Era campaña electoral y un político apareció con un grupo de seguidores y unos siete mimos, hombres y mujeres, ataviados con traje negro y pajarita con cara pintada de blanco y nariz de plástico rojo. Unos a otros se repetían las palabras y los gestos como haciendo eco de forma bulliciosa y nos dieron una lección de felicidad, devolviéndonos la risa inocente de la infancia.

Era sábado y por ello día de bodas. Unos novios, con un vehículo de época, subieron a tomarse las fotos oficiales acompañados por el bullicio de los invitados. Los vimos bajando la cuesta ya junto a la catedral románica de Lisboa. La cuesta nos llevaba, casi de forma natural, hacia la imponente Plaza del Comercio. Nos acercamos a la rampla que desciende al agua flanqueada por dos columnas que enmarcan al Tajo y nos sentamos junto a las decenas de personas, la mayoría jóvenes, que disfrutaba del frescor del agua y de las luces del ocaso. Por la desembocadura el cielo lucía brillante y recortaba la silueta del puente. Una futura novia con su grupo de amigas se hacían fotos de recuerdo de sus últimos días de soltera. Tonteaban en sus poses ante la fotógrafa y las decenas de personajes que disfrutaban del momento. Juventud y felicidad, la maravilla de ser joven adulto, de no pasar estrecheces económicas y confiar ciegamente en el poder del amor.

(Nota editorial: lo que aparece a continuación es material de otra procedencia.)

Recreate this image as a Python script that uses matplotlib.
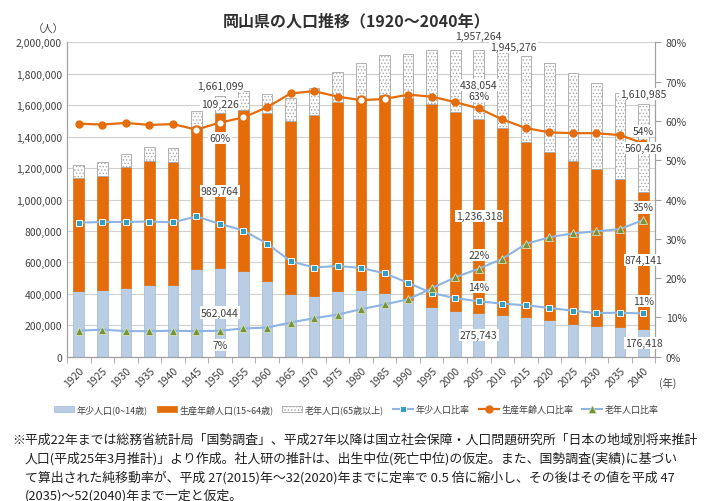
import numpy as np
import matplotlib
matplotlib.use("Agg")
import matplotlib.pyplot as plt
from matplotlib.ticker import FuncFormatter, MultipleLocator

plt.rcParams['font.family'] = ['Noto Sans CJK JP', 'DejaVu Sans']
plt.rcParams['hatch.linewidth'] = 0.6

years = [1920, 1925, 1930, 1935, 1940, 1945, 1950, 1955, 1960, 1965, 1970, 1975, 1980,
         1985, 1990, 1995, 2000, 2005, 2010, 2015, 2020, 2025, 2030, 2035, 2040]

# 人口 (人)
young = [415000, 425000, 440000, 459000, 454000, 558000, 562044, 543000, 482000, 400000,
         387000, 419000, 422000, 406000, 362000, 317000, 291000, 275743, 263000, 250000,
         231000, 211000, 193000, 187000, 176418]
working = [723000, 727000, 764000, 788000, 787000, 905000, 989764, 1026000, 1067000, 1102000,
           1152000, 1201000, 1222000, 1257000, 1284000, 1293000, 1268000, 1236318, 1190000, 1118000,
           1071000, 1036000, 1003000, 945000, 874141]
old = [80000, 86000, 83000, 86000, 88000, 102000, 109226, 121000, 124000, 143000,
       168000, 194000, 227000, 254000, 280000, 341000, 392000, 438054, 492000, 546000,
       565000, 561000, 547000, 545000, 560426]

# 比率 (%)
young_ratio = [34.1, 34.3, 34.3, 34.4, 34.2, 35.7, 33.8, 32.1, 28.8, 24.3, 22.7, 23.1, 22.6,
               21.2, 18.8, 16.2, 14.9, 14.1, 13.5, 13.1, 12.4, 11.7, 11.1, 11.2, 11.0]
working_ratio = [59.3, 59.1, 59.5, 59.0, 59.2, 57.8, 59.6, 60.9, 63.5, 67.0, 67.6, 66.2, 65.3,
                 65.6, 66.7, 66.2, 64.8, 63.2, 60.4, 58.2, 57.1, 56.9, 56.9, 56.4, 54.3]
old_ratio = [6.6, 6.9, 6.5, 6.5, 6.6, 6.5, 6.6, 7.2, 7.4, 8.7, 9.8, 10.7, 12.1,
             13.3, 14.6, 17.4, 20.2, 22.4, 24.9, 28.7, 30.4, 31.4, 31.9, 32.5, 34.8]
hollow_years = [1945, 1950, 1955, 1980, 1985]

# 2010 を先に描き、2005 を上に重ねる
totals_label = {1950: "1,661,099", 2010: "1,945,276", 2005: "1,957,264", 2040: "1,610,985"}

c_young = '#b9cde5'
c_work = '#e46c0a'
c_line = '#8eb4e3'
c_sq = '#31a0c0'
c_tri = '#77933c'

x = np.arange(len(years))
young = np.array(young)
working = np.array(working)
old = np.array(old)

fig = plt.figure(figsize=(7.13, 5.02), dpi=100)
ax = fig.add_axes([0.094, 0.2875, 0.825, 0.626])
ax2 = ax.twinx()

w = 0.45
ax.bar(x, young, w, color=c_young, edgecolor='#9fb6d4', lw=0.5, label='年少人口(0~14歳)', zorder=2)
ax.bar(x, working, w, bottom=young, color=c_work, edgecolor=c_work, lw=0.5,
       label='生産年齢人口(15~64歳)', zorder=2)
ax.bar(x, old, w, bottom=young + working, color='white', edgecolor='#a6a6a6', hatch='.....',
       lw=0.6, label='老年人口(65歳以上)', zorder=2)

ax.set_ylim(0, 2000000)
ax.set_xlim(-0.45, len(years) - 0.5)
ax.yaxis.set_major_locator(MultipleLocator(200000))
ax.yaxis.set_major_formatter(FuncFormatter(lambda v, p: f"{int(v):,}"))
ax.grid(axis='y', color='#d0d0d0', lw=0.8, zorder=0)
ax.set_axisbelow(True)
ax.set_xticks(x)
ax.set_xticklabels([str(y) for y in years], rotation=45, ha='right', rotation_mode='anchor',
                   fontsize=7.5, color='#404040')
ax.set_xticks(np.arange(-0.5, len(years), 1), minor=True)
ax.tick_params(axis='x', which='major', length=0, pad=6)
ax.tick_params(axis='x', which='minor', length=4, color='#a0a0a0')
ax.tick_params(axis='y', length=0, labelsize=7.5, labelcolor='#404040')
for a in (ax, ax2):
    a.spines['top'].set_visible(False)
    for s in ['left', 'bottom', 'right']:
        a.spines[s].set_color('#a0a0a0')

ax2.plot(x, young_ratio, color=c_line, lw=1.5, marker='s', ms=5, mfc=c_sq, mec='white',
         mew=0.7, label='年少人口比率', zorder=3)
ax2.plot(x, working_ratio, color=c_work, lw=1.6, marker='o', ms=5, mfc=c_work, mec=c_work,
         label='生産年齢人口比率', zorder=3)
hx = [years.index(y) for y in hollow_years]
ax2.plot(hx, [working_ratio[i] for i in hx], ls='none', marker='o', ms=6, mfc='white',
         mec=c_work, mew=1.5, zorder=4)
ax2.plot(x, old_ratio, color=c_line, lw=1.5, marker='^', ms=5.5, mfc=c_tri, mec='#d7e4bd',
         mew=0.6, label='老年人口比率', zorder=3)
ax2.set_ylim(0, 80)
ax2.yaxis.set_major_locator(MultipleLocator(10))
ax2.yaxis.set_major_formatter(FuncFormatter(lambda v, p: f"{int(v)}%"))
ax2.tick_params(axis='y', length=4, color='#a0a0a0', labelsize=7.5, labelcolor='#404040')

bb = dict(boxstyle='square,pad=0.1', fc='white', ec='none')
def lab(year, yval, text, dy, coords, dx=0):
    i = years.index(year)
    ax2.annotate(text, (i, yval), xycoords=coords, xytext=(dx, dy), textcoords='offset points',
                 ha='center', va='center', fontsize=7.5, color='#404040', bbox=bb, zorder=6,
                 annotation_clip=False)

for yr, t in totals_label.items():
    i = years.index(yr)
    tot = young[i] + working[i] + old[i]
    dy = {1950: 7, 2005: 10, 2010: 3, 2040: 7}[yr]
    dx = 8 if yr == 2010 else 0
    lab(yr, tot, t, dy, ax.transData, dx)
for yr in [1950, 2005, 2040]:
    i = years.index(yr)
    lab(yr, young[i] / 2, f"{young[i]:,}", 0, ax.transData)
    lab(yr, young[i] + working[i] / 2, f"{working[i]:,}", 0, ax.transData)
    lab(yr, young[i] + working[i] + old[i] / 2, f"{old[i]:,}", 0, ax.transData)
# 比率ラベル
lab(1950, working_ratio[6], "60%", -11, ax2.transData)
lab(1950, old_ratio[6], "7%", -10, ax2.transData)
lab(2005, working_ratio[17], "63%", 9, ax2.transData)
lab(2005, old_ratio[17], "22%", 10, ax2.transData)
lab(2005, young_ratio[17], "14%", 10, ax2.transData)
lab(2040, working_ratio[24], "54%", 9, ax2.transData)
lab(2040, old_ratio[24], "35%", 9, ax2.transData)
lab(2040, young_ratio[24], "11%", 9, ax2.transData)

h1, l1 = ax.get_legend_handles_labels()
h2, l2 = ax2.get_legend_handles_labels()
fig.legend(h1 + h2, l1 + l2, loc='center', bbox_to_anchor=(0.5, 0.183), ncol=6, frameon=False,
           fontsize=6.5, handlelength=2.2, handletextpad=0.3, columnspacing=1.0,
           labelcolor='#404040')

fig.text(0.5, 1 - 21 / 502, "岡山県の人口推移（1920～2040年）", ha='center', va='center',
         fontsize=11.5, fontweight='bold', color='#303030')
fig.text(48 / 713, 1 - 30 / 502, "（人）", ha='center', va='center', fontsize=7.5, color='#404040')
fig.text(668 / 713, 1 - 383 / 502, "(年)", ha='center', va='center', fontsize=7.5, color='#404040')

notes = [
    "※平成22年までは総務省統計局「国勢調査」、平成27年以降は国立社会保障・人口問題研究所「日本の地域別将来推計",
    "人口(平成25年3月推計)」より作成。社人研の推計は、出生中位(死亡中位)の仮定。また、国勢調査(実績)に基づい",
    "て算出された純移動率が、平成 27(2015)年～32(2020)年までに定率で 0.5 倍に縮小し、その後はその値を平成 47",
    "(2035)～52(2040)年まで一定と仮定。",
]
for k, t in enumerate(notes):
    fig.text((12 if k == 0 else 25) / 713, 1 - (440 + 18.7 * k) / 502, t, ha='left', va='center',
             fontsize=9.3, color='#202020')

fig.savefig('out.png', dpi=100)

Este último recuerdo de Lisboa se dibuja en mi memoria como una acuarela de Turner. Al fondo una pareja de enamorados se preparaba para otra foto. Sobre una pequeña península rocosa posaban a contraluz a las órdenes de una fotógrafa. Un beso de dos siluetas diminutas ante la inmensidad del espacio y el tiempo. Parecía que toda la escena era parte de una coreografía preparada. Agua y luz. Siluetas y cuerpos bañados por el color de un día de final de agosto.